▶ **WHAT TO PRODUCE**
Retype, please, the listing from its opening line through the line that contains "const calloutLines = ['The", both included, without the pictures.

▶ **SOURCE DATA**
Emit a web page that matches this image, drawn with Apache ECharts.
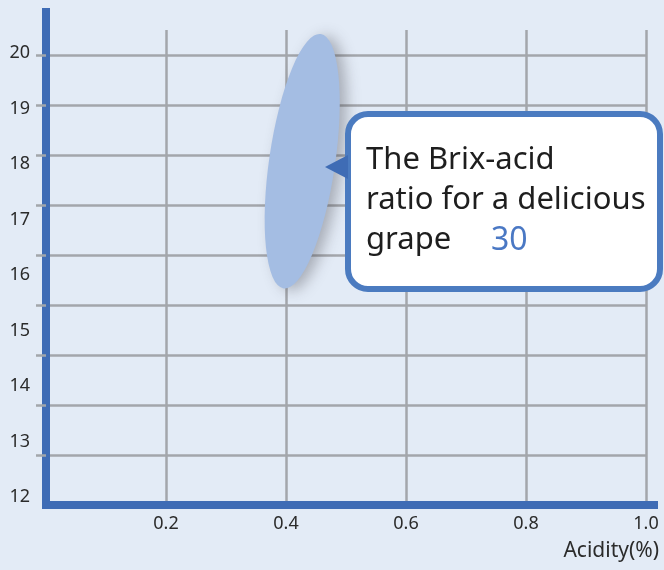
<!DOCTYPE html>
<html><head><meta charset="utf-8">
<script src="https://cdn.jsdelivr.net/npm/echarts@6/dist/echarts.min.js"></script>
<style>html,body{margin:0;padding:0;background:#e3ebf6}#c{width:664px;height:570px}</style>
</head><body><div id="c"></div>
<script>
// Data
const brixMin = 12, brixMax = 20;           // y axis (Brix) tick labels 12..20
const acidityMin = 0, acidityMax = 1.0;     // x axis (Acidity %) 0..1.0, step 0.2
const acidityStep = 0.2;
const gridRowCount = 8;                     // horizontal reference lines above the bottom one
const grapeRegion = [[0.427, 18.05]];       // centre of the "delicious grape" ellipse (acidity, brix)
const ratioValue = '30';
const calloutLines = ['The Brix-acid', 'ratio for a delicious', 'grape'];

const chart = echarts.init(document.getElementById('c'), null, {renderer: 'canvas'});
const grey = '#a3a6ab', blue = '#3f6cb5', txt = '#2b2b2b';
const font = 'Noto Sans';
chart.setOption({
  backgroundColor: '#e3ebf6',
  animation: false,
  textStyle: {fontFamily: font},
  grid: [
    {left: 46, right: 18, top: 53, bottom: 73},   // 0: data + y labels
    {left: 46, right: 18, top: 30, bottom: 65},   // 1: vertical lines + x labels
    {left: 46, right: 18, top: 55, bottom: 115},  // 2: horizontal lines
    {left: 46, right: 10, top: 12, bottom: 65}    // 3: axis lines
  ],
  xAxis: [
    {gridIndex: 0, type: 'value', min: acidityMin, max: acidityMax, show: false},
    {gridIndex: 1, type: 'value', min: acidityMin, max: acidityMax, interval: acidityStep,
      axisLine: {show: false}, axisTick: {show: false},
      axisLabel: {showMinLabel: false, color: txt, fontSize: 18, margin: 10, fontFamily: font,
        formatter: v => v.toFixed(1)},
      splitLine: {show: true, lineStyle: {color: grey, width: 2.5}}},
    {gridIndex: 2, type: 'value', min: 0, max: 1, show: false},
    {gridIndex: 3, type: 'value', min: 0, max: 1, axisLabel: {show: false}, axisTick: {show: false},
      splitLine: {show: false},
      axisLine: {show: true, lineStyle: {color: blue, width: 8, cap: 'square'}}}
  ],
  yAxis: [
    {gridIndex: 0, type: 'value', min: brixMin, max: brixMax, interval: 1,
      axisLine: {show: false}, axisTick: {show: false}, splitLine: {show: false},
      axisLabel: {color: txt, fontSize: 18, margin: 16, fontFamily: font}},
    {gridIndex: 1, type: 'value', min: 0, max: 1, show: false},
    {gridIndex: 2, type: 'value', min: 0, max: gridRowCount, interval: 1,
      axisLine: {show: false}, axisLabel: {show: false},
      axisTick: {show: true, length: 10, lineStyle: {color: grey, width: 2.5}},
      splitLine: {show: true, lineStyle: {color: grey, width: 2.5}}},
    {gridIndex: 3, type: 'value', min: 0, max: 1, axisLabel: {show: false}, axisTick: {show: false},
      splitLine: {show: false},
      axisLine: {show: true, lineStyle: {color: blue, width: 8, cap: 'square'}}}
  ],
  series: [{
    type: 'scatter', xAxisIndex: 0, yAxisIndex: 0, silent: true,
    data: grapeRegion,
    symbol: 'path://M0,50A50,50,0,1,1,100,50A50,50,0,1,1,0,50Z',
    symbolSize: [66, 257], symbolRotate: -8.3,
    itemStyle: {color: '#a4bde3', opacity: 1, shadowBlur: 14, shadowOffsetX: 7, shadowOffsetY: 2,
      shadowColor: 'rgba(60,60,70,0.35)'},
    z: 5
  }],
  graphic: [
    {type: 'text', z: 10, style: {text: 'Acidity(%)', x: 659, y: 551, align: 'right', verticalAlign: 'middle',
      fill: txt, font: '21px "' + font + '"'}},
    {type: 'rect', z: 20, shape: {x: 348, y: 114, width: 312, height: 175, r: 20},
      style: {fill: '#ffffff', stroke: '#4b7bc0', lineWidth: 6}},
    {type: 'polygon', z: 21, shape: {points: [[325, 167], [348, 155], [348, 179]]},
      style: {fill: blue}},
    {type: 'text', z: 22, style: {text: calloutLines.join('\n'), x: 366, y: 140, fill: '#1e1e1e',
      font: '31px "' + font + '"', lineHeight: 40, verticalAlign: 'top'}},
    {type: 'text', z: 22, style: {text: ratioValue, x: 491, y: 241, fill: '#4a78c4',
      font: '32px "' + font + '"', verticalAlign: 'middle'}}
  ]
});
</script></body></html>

▶ **CORRECT ANSWER**
Emit a web page that matches this image, drawn with Apache ECharts.
<!DOCTYPE html>
<html><head><meta charset="utf-8">
<script src="https://cdn.jsdelivr.net/npm/echarts@6/dist/echarts.min.js"></script>
<style>html,body{margin:0;padding:0;background:#e3ebf6}#c{width:664px;height:570px}</style>
</head><body><div id="c"></div>
<script>
// Data
const brixMin = 12, brixMax = 20;           // y axis (Brix) tick labels 12..20
const acidityMin = 0, acidityMax = 1.0;     // x axis (Acidity %) 0..1.0, step 0.2
const acidityStep = 0.2;
const gridRowCount = 8;                     // horizontal reference lines above the bottom one
const grapeRegion = [[0.427, 18.05]];       // centre of the "delicious grape" ellipse (acidity, brix)
const ratioValue = '30';
const calloutLines = ['The Brix-acid', 'ratio for a delicious', 'grape'];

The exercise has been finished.